== The request ==
Return all lines from the listing below in which the string "seaborn" occurs.

== Information shown ==
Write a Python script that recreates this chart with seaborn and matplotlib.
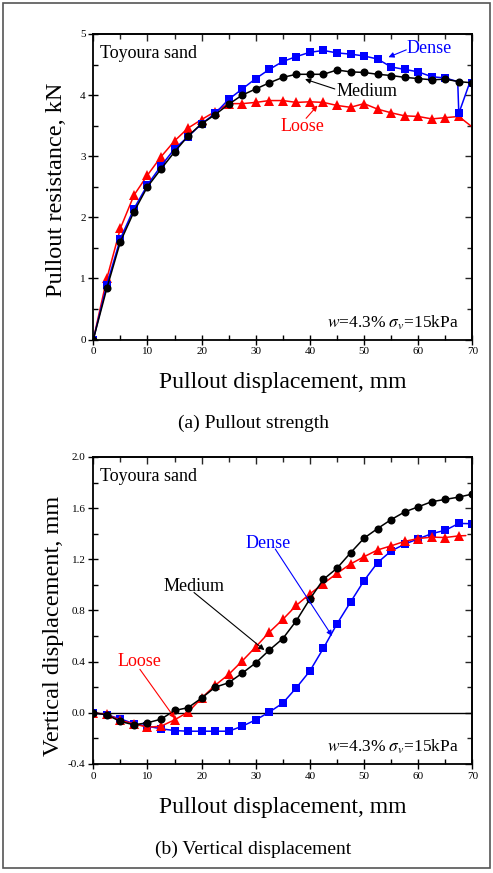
import numpy as np
import pandas as pd
import matplotlib
matplotlib.use("Agg")
import matplotlib.pyplot as plt
import seaborn as sns
from matplotlib.patches import Rectangle

sns.set_theme(style="ticks")
plt.rcParams['font.family'] = ['Liberation Serif', 'DejaVu Serif']
plt.rcParams['mathtext.fontset'] = 'stix'

# ---------------- data: (a) pullout strength ----------------
dense_a_x = [0, 2.5, 5, 7.5, 10, 12.5, 15, 17.5, 20, 22.5, 25, 27.5, 30, 32.5, 35, 37.5, 40, 42.5,
             45, 47.5, 50, 52.5, 55, 57.5, 60, 62.5, 65, 67.3, 67.5, 69.5, 70]
dense_a_y = [0, 0.90, 1.65, 2.14, 2.53, 2.84, 3.12, 3.32, 3.53, 3.70, 3.93, 4.10, 4.27, 4.42, 4.55, 4.63,
             4.70, 4.73, 4.69, 4.67, 4.64, 4.59, 4.46, 4.42, 4.38, 4.30, 4.28, 4.22, 3.70, 4.20, 4.19]
medium_a_x = [0, 2.5, 5, 7.5, 10, 12.5, 15, 17.5, 20, 22.5, 25, 27.5, 30, 32.5, 35, 37.5, 40, 42.5,
              45, 47.5, 50, 52.5, 55, 57.5, 60, 62.5, 65, 67.5, 70]
medium_a_y = [0, 0.84, 1.60, 2.09, 2.50, 2.79, 3.07, 3.33, 3.53, 3.68, 3.85, 4.00, 4.10, 4.20, 4.29, 4.34,
              4.34, 4.34, 4.41, 4.38, 4.37, 4.34, 4.32, 4.29, 4.27, 4.25, 4.26, 4.22, 4.20]
loose_a_x = [0, 2.5, 5, 7.5, 10, 12.5, 15, 17.5, 20, 22.5, 25, 27.5, 30, 32.5, 35, 37.5, 40, 42.5,
             45, 47.5, 50, 52.5, 55, 57.5, 60, 62.5, 65, 67.5, 69.8]
loose_a_y = [0, 1.00, 1.82, 2.36, 2.69, 2.99, 3.25, 3.46, 3.60, 3.73, 3.86, 3.86, 3.88, 3.91, 3.91, 3.88,
             3.89, 3.88, 3.83, 3.80, 3.86, 3.77, 3.71, 3.66, 3.65, 3.61, 3.63, 3.65, 3.49]

# ---------------- data: (b) vertical displacement ----------------
dense_b_x = [0, 2.5, 5, 7.5, 10, 12.5, 15, 17.5, 20, 22.5, 25, 27.5, 30, 32.5, 35, 37.5, 40, 42.5,
             45, 47.5, 50, 52.5, 55, 57.5, 60, 62.5, 65, 67.5, 70]
dense_b_y = [0, -0.016, -0.047, -0.086, -0.105, -0.125, -0.139, -0.144, -0.144, -0.144, -0.144, -0.105,
             -0.055, 0.005, 0.076, 0.196, 0.327, 0.505, 0.695, 0.865, 1.033, 1.174, 1.265, 1.318,
             1.360, 1.400, 1.427, 1.480, 1.478]
medium_b_x = [0, 2.5, 5, 7.5, 10, 12.5, 15, 17.5, 20, 22.5, 25, 27.5, 30, 32.5, 35, 37.5, 40, 42.5,
              45, 47.5, 50, 52.5, 55, 57.5, 60, 62.5, 65, 67.5, 70]
medium_b_y = [0, -0.016, -0.068, -0.094, -0.078, -0.050, 0.018, 0.040, 0.115, 0.200, 0.235, 0.310,
              0.390, 0.490, 0.580, 0.720, 0.890, 1.043, 1.130, 1.250, 1.365, 1.440, 1.510, 1.570,
              1.610, 1.650, 1.668, 1.686, 1.710]
loose_b_x = [0, 2.5, 5, 7.5, 10, 12.5, 15, 17.5, 20, 22.5, 25, 27.5, 30, 32.5, 35, 37.5, 40, 42.5,
             45, 47.5, 50, 52.5, 55, 57.5, 60, 62.5, 65, 67.5, 68.8]
loose_b_y = [0, -0.013, -0.060, -0.086, -0.113, -0.105, -0.055, 0.005, 0.115, 0.215, 0.300, 0.405,
             0.515, 0.630, 0.730, 0.840, 0.930, 1.010, 1.090, 1.163, 1.220, 1.273, 1.305, 1.340,
             1.362, 1.373, 1.370, 1.383, 1.385]

BLUE = '#0000ff'
RED = '#ff0000'
BLACK = '#000000'

fig = plt.figure(figsize=(4.93, 8.73), dpi=100)
fig.patch.set_facecolor('white')
fig.patches.append(Rectangle((3 / 493, 5 / 873), 487 / 493, 865 / 873, transform=fig.transFigure,
                             fill=False, edgecolor='#555555', linewidth=1.2))

ax1 = fig.add_axes([0.1893, 0.6111, 0.7688, 0.3500])
ax2 = fig.add_axes([0.1893, 0.1249, 0.7688, 0.3517])


def draw(ax, x, y, color, marker, ms):
    x = np.asarray(x, float)
    mask = list(np.isclose(np.mod(x, 2.5), 0) | np.isclose(np.mod(x, 2.5), 2.5))
    df = pd.DataFrame({'x': x, 'y': y})
    sns.lineplot(data=df, x='x', y='y', ax=ax, color=color, marker=marker, markersize=ms,
                 markeredgewidth=0, linewidth=1.1, sort=False, estimator=None,
                 markevery=mask, markerfacecolor=color)


for ax in (ax1, ax2):
    ax.set_facecolor('white')
    for s in ax.spines.values():
        s.set_linewidth(1.3)
        s.set_color('black')

draw(ax1, loose_a_x, loose_a_y, RED, '^', 7)
draw(ax1, dense_a_x, dense_a_y, BLUE, 's', 5.2)
draw(ax1, medium_a_x, medium_a_y, BLACK, 'o', 5.8)

draw(ax2, dense_b_x, dense_b_y, BLUE, 's', 5.2)
draw(ax2, loose_b_x, loose_b_y, RED, '^', 7)
draw(ax2, medium_b_x, medium_b_y, BLACK, 'o', 5.8)
ax2.axhline(0, color='black', linewidth=1.0, zorder=1)

ax1.set_xlim(0, 70)
ax1.set_ylim(0, 5)
ax2.set_xlim(0, 70)
ax2.set_ylim(-0.4, 2.0)
ax1.set_xticks(np.arange(0, 71, 10))
ax1.set_xticks(np.arange(5, 70, 10), minor=True)
ax1.set_yticks(np.arange(0, 6, 1))
ax1.set_yticks(np.arange(0.5, 5, 1), minor=True)
ax2.set_xticks(np.arange(0, 71, 10))
ax2.set_xticks(np.arange(5, 70, 10), minor=True)
ax2.set_yticks(np.arange(-0.4, 2.01, 0.4))
ax2.set_yticks(np.arange(-0.2, 2.0, 0.4), minor=True)
ax2.set_yticklabels([f'{v:.1f}' for v in np.arange(-0.4, 2.01, 0.4)])

for ax in (ax1, ax2):
    ax.tick_params(which='major', direction='inout', length=7, width=1.0, labelsize=8,
                   pad=2, color='black', labelcolor='black')
    ax.tick_params(which='minor', direction='in', length=3.5, width=1.0, color='black')
    secx = ax.secondary_xaxis('top')
    secx.set_xticks(ax.get_xticks(minor=False))
    secx.set_xticks(ax.get_xticks(minor=True), minor=True)
    secx.tick_params(which='both', direction='in', length=3.5, width=1.0, labeltop=False)
    secx.tick_params(which='major', length=5)
    secy = ax.secondary_yaxis('right')
    secy.set_yticks(ax.get_yticks(minor=False))
    secy.set_yticks(ax.get_yticks(minor=True), minor=True)
    secy.tick_params(which='both', direction='in', length=3.5, width=1.0, labelright=False)
    secy.tick_params(which='major', length=5)
    ax.set_xlabel('Pullout displacement, mm', fontsize=17, color='black')
    ax.xaxis.set_label_coords(0.5, -0.141)
    ax.xaxis.label.set_va('center')
    ax.text(0.018, 0.937, 'Toyoura sand', transform=ax.transAxes, fontsize=13,
            ha='left', va='center', color='black')
    ax.text(0.965, 0.055, r'$w$=4.3% $\sigma_v$=15kPa', transform=ax.transAxes,
            fontsize=12.5, ha='right', va='center', color='black')

ax1.set_ylabel('Pullout resistance, kN', fontsize=17.5, color='black')
ax1.yaxis.set_label_coords(-0.096, 0.49)
ax1.yaxis.label.set_va('center')
ax2.set_ylabel('Vertical displacement, mm', fontsize=17.5, color='black')
ax2.yaxis.set_label_coords(-0.106, 0.45)
ax2.yaxis.label.set_va('center')

arrow_kw = dict(arrowstyle='-|>', lw=0.8, mutation_scale=8, shrinkA=0, shrinkB=0)
# (a) annotations
ax1.annotate('', xy=(54.5, 4.62), xytext=(57.8, 4.74), arrowprops=dict(color=BLUE, **arrow_kw))
ax1.text(57.8, 4.76, 'Dense', color=BLUE, fontsize=13, ha='left', va='center')
ax1.annotate('', xy=(39.1, 4.26), xytext=(44.6, 4.10), arrowprops=dict(color=BLACK, **arrow_kw))
ax1.text(45.0, 4.06, 'Medium', color=BLACK, fontsize=13, ha='left', va='center')
ax1.annotate('', xy=(41.4, 3.83), xytext=(39.3, 3.62), arrowprops=dict(color=RED, **arrow_kw))
ax1.text(38.6, 3.48, 'Loose', color=RED, fontsize=13, ha='center', va='center')

# (b) annotations
ax2.annotate('', xy=(44.1, 0.60), xytext=(33.6, 1.28), arrowprops=dict(color=BLUE, **arrow_kw))
ax2.text(32.2, 1.32, 'Dense', color=BLUE, fontsize=13, ha='center', va='center')
ax2.annotate('', xy=(31.6, 0.49), xytext=(18.6, 0.94), arrowprops=dict(color=BLACK, **arrow_kw))
ax2.text(18.6, 0.99, 'Medium', color=BLACK, fontsize=13, ha='center', va='center')
ax2.annotate('', xy=(15.1, -0.045), xytext=(8.6, 0.34), arrowprops=dict(color=RED, **arrow_kw))
ax2.text(8.6, 0.40, 'Loose', color=RED, fontsize=13, ha='center', va='center')

fig.text(253 / 493, 1 - 423 / 873, '(a) Pullout strength', fontsize=14, ha='center', va='center',
         color='black')
fig.text(253 / 493, 1 - 849 / 873, '(b) Vertical displacement', fontsize=14, ha='center',
         va='center', color='black')

fig.savefig('out.png', dpi=100, facecolor='white')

== Result of the task ==
Write a Python script that recreates this chart with seaborn and matplotlib.
import seaborn as sns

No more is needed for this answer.